The fact is, many parents at Dulaney are not in a position to "pull" their kids from the school. Why do you presume that they could? Have you looked at the school's actual demographics lately? Or are you relying on decades-old, divisive stereotypes? Yes, there are affluent families at Dulaney. There are also homeless families. And families who rely on the school for reduced-cost meals. Ask them why they haven't pulled their kids out.
The fundamental question you raise, about needing to choose between "outstanding teaching" or a dilapidated school, is even more troubling and flawed. First, you presume that a low-performing school is in that situation because of the teachers — ignoring the very real prospect of unstable home situations and poverty that make it difficult for children to achieve. You are wrong to ascribe a school's ranking solely to its teachers. I can assure you that there are quality teachers all around the beltway. Second, and more important, why are you so readily accepting that this should even be an appropriate question to ask a parent in 2018, in a state as wealthy as Maryland?

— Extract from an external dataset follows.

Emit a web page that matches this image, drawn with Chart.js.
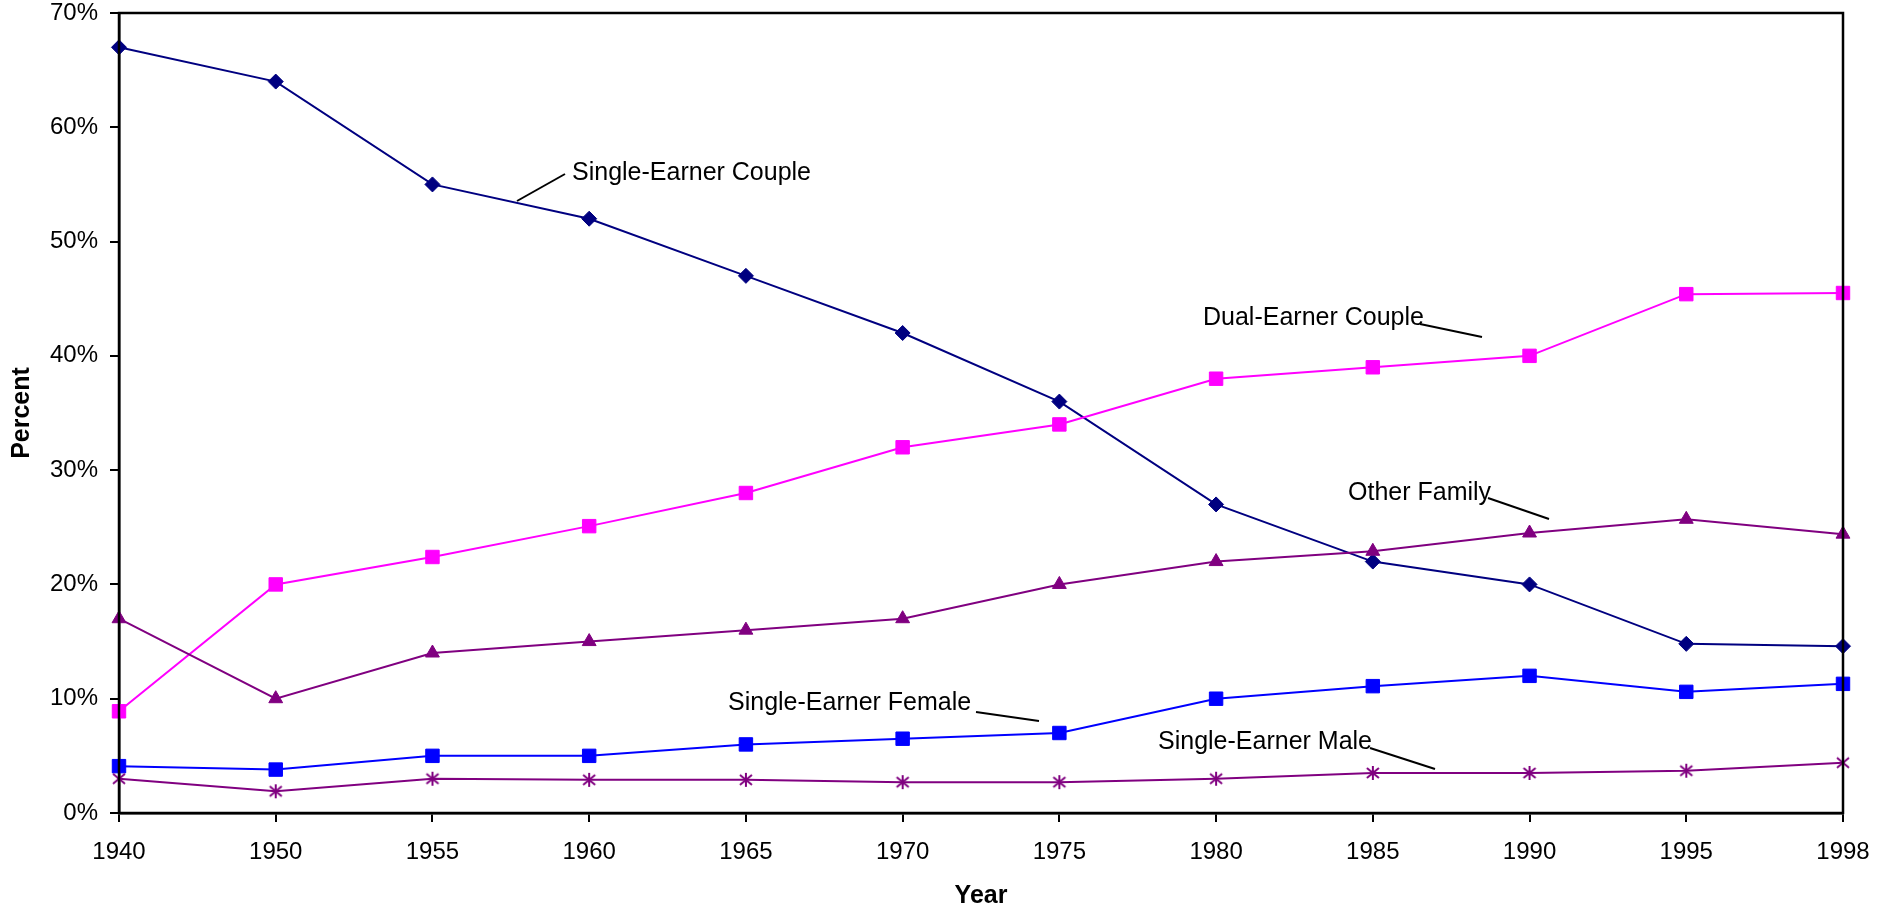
<!DOCTYPE html>
<html>
<head>
<meta charset="utf-8">
<script src="https://cdn.jsdelivr.net/npm/chart.js@4/dist/chart.umd.min.js"></script>
<style>
  html, body { margin: 0; padding: 0; background: #fff; }
  #wrap { width: 1894px; height: 912px; }
</style>
</head>
<body>
<div id="wrap"><canvas id="chart" width="1894" height="912"></canvas></div>
<script>
// data
const years = ['1940', '1950', '1955', '1960', '1965', '1970', '1975', '1980', '1985', '1990', '1995', '1998'];
const singleEarnerCouple = [67, 64, 55, 52, 47, 42, 36, 27, 22, 20, 14.8, 14.6];
const dualEarnerCouple = [8.9, 20, 22.4, 25.1, 28, 32, 34, 38, 39, 40, 45.4, 45.5];
const otherFamily = [17, 10, 14, 15, 16, 17, 20, 22, 22.9, 24.5, 25.7, 24.4];
const singleEarnerFemale = [4.1, 3.8, 5, 5, 6, 6.5, 7, 10, 11.1, 12, 10.6, 11.3];
const singleEarnerMale = [3, 1.9, 3, 2.9, 2.9, 2.7, 2.7, 3, 3.5, 3.5, 3.7, 4.4];

const FONT = 'Liberation Sans, Arial, sans-serif';

// callout labels with leader lines (canvas px)
const callouts = [
  { text: 'Single-Earner Couple', x: 572, y: 173, line: [565, 174, 517, 201] },
  { text: 'Dual-Earner Couple', x: 1203, y: 318, line: [1420, 324, 1482, 337] },
  { text: 'Other Family', x: 1348, y: 493, line: [1488, 498, 1549, 519] },
  { text: 'Single-Earner Female', x: 728, y: 703, line: [976, 712, 1039, 721] },
  { text: 'Single-Earner Male', x: 1158, y: 742, line: [1370, 748, 1435, 769] }
];

// Excel-like asterisk marker: X plus a vertical bar
function asterisk(color) {
  const c = document.createElement('canvas');
  c.width = 16; c.height = 16;
  const g = c.getContext('2d');
  g.strokeStyle = color;
  g.lineWidth = 2;
  g.beginPath();
  g.moveTo(2, 3); g.lineTo(14, 13);
  g.moveTo(14, 3); g.lineTo(2, 13);
  g.moveTo(8, 1); g.lineTo(8, 15);
  g.stroke();
  return c;
}

const calloutPlugin = {
  id: 'callouts',
  afterDraw(chart) {
    const ctx = chart.ctx;
    const a = chart.chartArea;
    ctx.save();
    // frame on top and right
    ctx.strokeStyle = '#000';
    ctx.lineWidth = 2.5;
    ctx.strokeRect(a.left, a.top, a.right - a.left, a.bottom - a.top);
    ctx.font = '25px ' + FONT;
    ctx.fillStyle = '#000';
    ctx.textAlign = 'left';
    ctx.textBaseline = 'middle';
    ctx.lineWidth = 2;
    callouts.forEach(c => {
      ctx.fillText(c.text, c.x, c.y);
      ctx.beginPath();
      ctx.moveTo(c.line[0], c.line[1]);
      ctx.lineTo(c.line[2], c.line[3]);
      ctx.stroke();
    });
    ctx.restore();
  }
};

const whiteBg = {
  id: 'whiteBg',
  beforeDraw(chart) {
    const ctx = chart.ctx;
    ctx.save();
    ctx.fillStyle = '#fff';
    ctx.fillRect(0, 0, chart.width, chart.height);
    ctx.restore();
  }
};

function series(label, data, color, style, radius) {
  return {
    label: label,
    data: data,
    borderColor: color,
    backgroundColor: color,
    borderWidth: 2,
    pointStyle: style,
    pointRadius: radius,
    pointBorderWidth: 1,
    pointBackgroundColor: color,
    pointBorderColor: color,
    tension: 0,
    clip: false
  };
}

new Chart(document.getElementById('chart'), {
  type: 'line',
  data: {
    labels: years,
    datasets: [
      series('Single-Earner Male', singleEarnerMale, '#800080', asterisk('#800080'), 8),
      series('Single-Earner Female', singleEarnerFemale, '#0000FF', 'rect', 9.5),
      series('Other Family', otherFamily, '#800080', 'triangle', 8),
      series('Dual-Earner Couple', dualEarnerCouple, '#FF00FF', 'rect', 9.5),
      series('Single-Earner Couple', singleEarnerCouple, '#000080', 'rectRot', 7.5)
    ]
  },
  options: {
    responsive: false,
    animation: false,
    layout: { padding: { left: 0, top: 13, right: 51, bottom: 0 } },
    plugins: {
      legend: { display: false },
      tooltip: { enabled: false }
    },
    scales: {
      x: {
        offset: false,
        grid: { drawOnChartArea: false, drawTicks: true, tickLength: 9, color: '#000', lineWidth: 2 },
        border: { display: true, color: '#000', width: 2.5 },
        ticks: { color: '#000', font: { family: FONT, size: 24 }, padding: 16, maxRotation: 0, autoSkip: false },
        title: { display: true, text: 'Year', color: '#000', font: { family: FONT, size: 25, weight: 'bold' }, padding: { top: 0, bottom: 1 } },
        afterFit(scale) { scale.height = 99; scale.paddingLeft = 0; scale.paddingRight = 0; }
      },
      y: {
        min: 0,
        max: 70,
        grid: { drawOnChartArea: false, drawTicks: true, tickLength: 9, color: '#000', lineWidth: 2 },
        border: { display: true, color: '#000', width: 2.5 },
        ticks: { stepSize: 10, color: '#000', font: { family: FONT, size: 24 }, padding: 12, callback: v => v + '%' },
        title: { display: true, text: 'Percent', color: '#000', font: { family: FONT, size: 25, weight: 'bold' }, padding: { top: 7, bottom: 0 } },
        afterFit(scale) { scale.width = 119; scale.paddingTop = 0; scale.paddingBottom = 0; }
      }
    }
  },
  plugins: [whiteBg, calloutPlugin]
});
</script>
</body>
</html>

No one should have to choose between a quality education and a safe school. Nor should certain groups of people receive different treatment based on their level of performance in the classroom. We shouldn't accept sub-standard conditions in a low-performing school, and we shouldn't accept them in a high-performing one. Our government is required to provide a consistent level of service to all its constituents.
I have watched for more than a decade as parents from various communities have had to literally beg their government for something as basic as a decent school. It's time for this to end. The problem we face today is the result of a long string of Baltimore County executives passing the buck on school construction, proudly declaring that they didn't raise taxes. Now, we are in a position where something has to be done. Not just for select groups of children. For all children.